Transcribe the material in full. Nothing should differ except that the pictures are left out.

==== Given information

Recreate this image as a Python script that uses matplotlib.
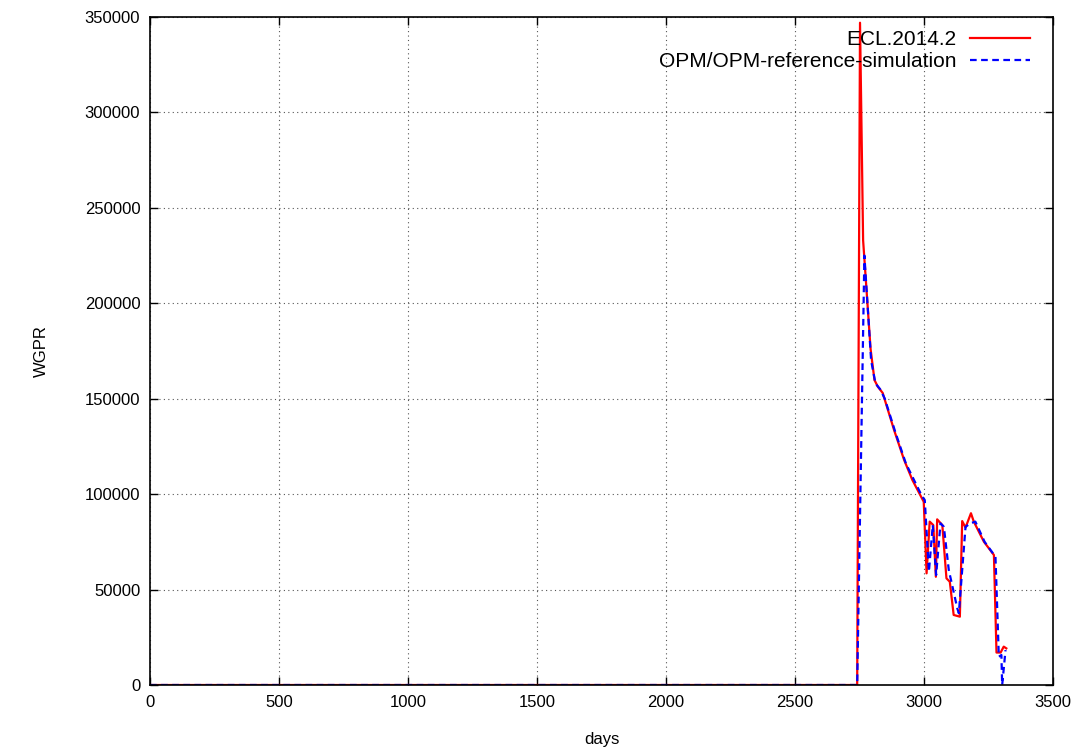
import matplotlib
matplotlib.use("Agg")
import matplotlib.pyplot as plt

plt.rcParams['font.family'] = ['Liberation Sans', 'DejaVu Sans']
plt.rcParams['font.size'] = 12

# ECL.2014.2 series (days, WGPR)
ecl_days = [0, 2741, 2752, 2764, 2793, 2808, 2821, 2840, 2884, 2923, 2955,
            2999, 3010, 3022, 3036, 3046, 3051, 3071, 3087, 3100, 3115,
            3139, 3148, 3161, 3182, 3193, 3232, 3271, 3281, 3297, 3309, 3319]
ecl_wgpr = [0, 0, 347000, 233000, 176000, 159800, 156300, 153000, 133600,
            117900, 107400, 96000, 58500, 85600, 83800, 56700, 86800, 83800,
            55900, 54100, 36700, 35800, 85900, 82500, 90000, 85600, 75100,
            68100, 17000, 17000, 20100, 19200]

# OPM/OPM-reference-simulation series (days, WGPR)
opm_days = [0, 2741, 2769, 2795, 2812, 2830, 2848, 2890, 2930, 2993, 3003,
            3019, 3034, 3047, 3064, 3077, 3096, 3129, 3135, 3161, 3180,
            3199, 3235, 3277, 3290, 3300, 3303, 3316]
opm_wgpr = [0, 0, 225000, 170000, 158000, 155000, 150000, 132000, 116000,
            98700, 96900, 59400, 83800, 57600, 84700, 82900, 60300, 40200,
            37600, 82900, 84700, 85600, 75000, 67200, 14800, 15700, 0, 18300]

fig = plt.figure(figsize=(10.86, 7.54), dpi=100)
ax = fig.add_axes([150 / 1086, 1 - 685 / 754, 903 / 1086, 668 / 754])

ax.plot(ecl_days, ecl_wgpr, color='#ff0000', lw=1.6, label='ECL.2014.2')
ax.plot(opm_days, opm_wgpr, color='#0000ff', lw=1.6, ls=(0, (3, 2)),
        label='OPM/OPM-reference-simulation')

ax.set_xlim(0, 3500)
ax.set_ylim(0, 350000)
ax.set_xticks(range(0, 3501, 500))
ax.set_yticks(range(0, 350001, 50000))
ax.tick_params(direction='in', top=True, right=True, length=6, width=1, pad=7)
ax.grid(True, ls=(0, (1, 3)), color='#555555', lw=0.8)
for s in ax.spines.values():
    s.set_linewidth(1.2)

ax.set_xlabel('days', labelpad=16)
ax.set_ylabel('WGPR', labelpad=26)

ax.legend(loc='upper right', bbox_to_anchor=(0.9745, 0.98), frameon=False,
          markerfirst=False, handlelength=2.9, borderaxespad=0, borderpad=0,
          labelspacing=0.15, handletextpad=0.65, fontsize=15)

fig.savefig('out.png', dpi=100)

========

■ **Answer to this exercise**
Recreate this image as a Python script that uses matplotlib.
import matplotlib
matplotlib.use("Agg")
import matplotlib.pyplot as plt

plt.rcParams['font.family'] = ['Liberation Sans', 'DejaVu Sans']
plt.rcParams['font.size'] = 12

# ECL.2014.2 series (days, WGPR)
ecl_days = [0, 2741, 2752, 2764, 2793, 2808, 2821, 2840, 2884, 2923, 2955,
            2999, 3010, 3022, 3036, 3046, 3051, 3071, 3087, 3100, 3115,
            3139, 3148, 3161, 3182, 3193, 3232, 3271, 3281, 3297, 3309, 3319]
ecl_wgpr = [0, 0, 347000, 233000, 176000, 159800, 156300, 153000, 133600,
            117900, 107400, 96000, 58500, 85600, 83800, 56700, 86800, 83800,
            55900, 54100, 36700, 35800, 85900, 82500, 90000, 85600, 75100,
            68100, 17000, 17000, 20100, 19200]

# OPM/OPM-reference-simulation series (days, WGPR)
opm_days = [0, 2741, 2769, 2795, 2812, 2830, 2848, 2890, 2930, 2993, 3003,
            3019, 3034, 3047, 3064, 3077, 3096, 3129, 3135, 3161, 3180,
            3199, 3235, 3277, 3290, 3300, 3303, 3316]
opm_wgpr = [0, 0, 225000, 170000, 158000, 155000, 150000, 132000, 116000,
            98700, 96900, 59400, 83800, 57600, 84700, 82900, 60300, 40200,
            37600, 82900, 84700, 85600, 75000, 67200, 14800, 15700, 0, 18300]

fig = plt.figure(figsize=(10.86, 7.54), dpi=100)
ax = fig.add_axes([150 / 1086, 1 - 685 / 754, 903 / 1086, 668 / 754])

ax.plot(ecl_days, ecl_wgpr, color='#ff0000', lw=1.6, label='ECL.2014.2')
ax.plot(opm_days, opm_wgpr, color='#0000ff', lw=1.6, ls=(0, (3, 2)),
        label='OPM/OPM-reference-simulation')

ax.set_xlim(0, 3500)
ax.set_ylim(0, 350000)
ax.set_xticks(range(0, 3501, 500))
ax.set_yticks(range(0, 350001, 50000))
ax.tick_params(direction='in', top=True, right=True, length=6, width=1, pad=7)
ax.grid(True, ls=(0, (1, 3)), color='#555555', lw=0.8)
for s in ax.spines.values():
    s.set_linewidth(1.2)

ax.set_xlabel('days', labelpad=16)
ax.set_ylabel('WGPR', labelpad=26)

ax.legend(loc='upper right', bbox_to_anchor=(0.9745, 0.98), frameon=False,
          markerfirst=False, handlelength=2.9, borderaxespad=0, borderpad=0,
          labelspacing=0.15, handletextpad=0.65, fontsize=15)

fig.savefig('out.png', dpi=100)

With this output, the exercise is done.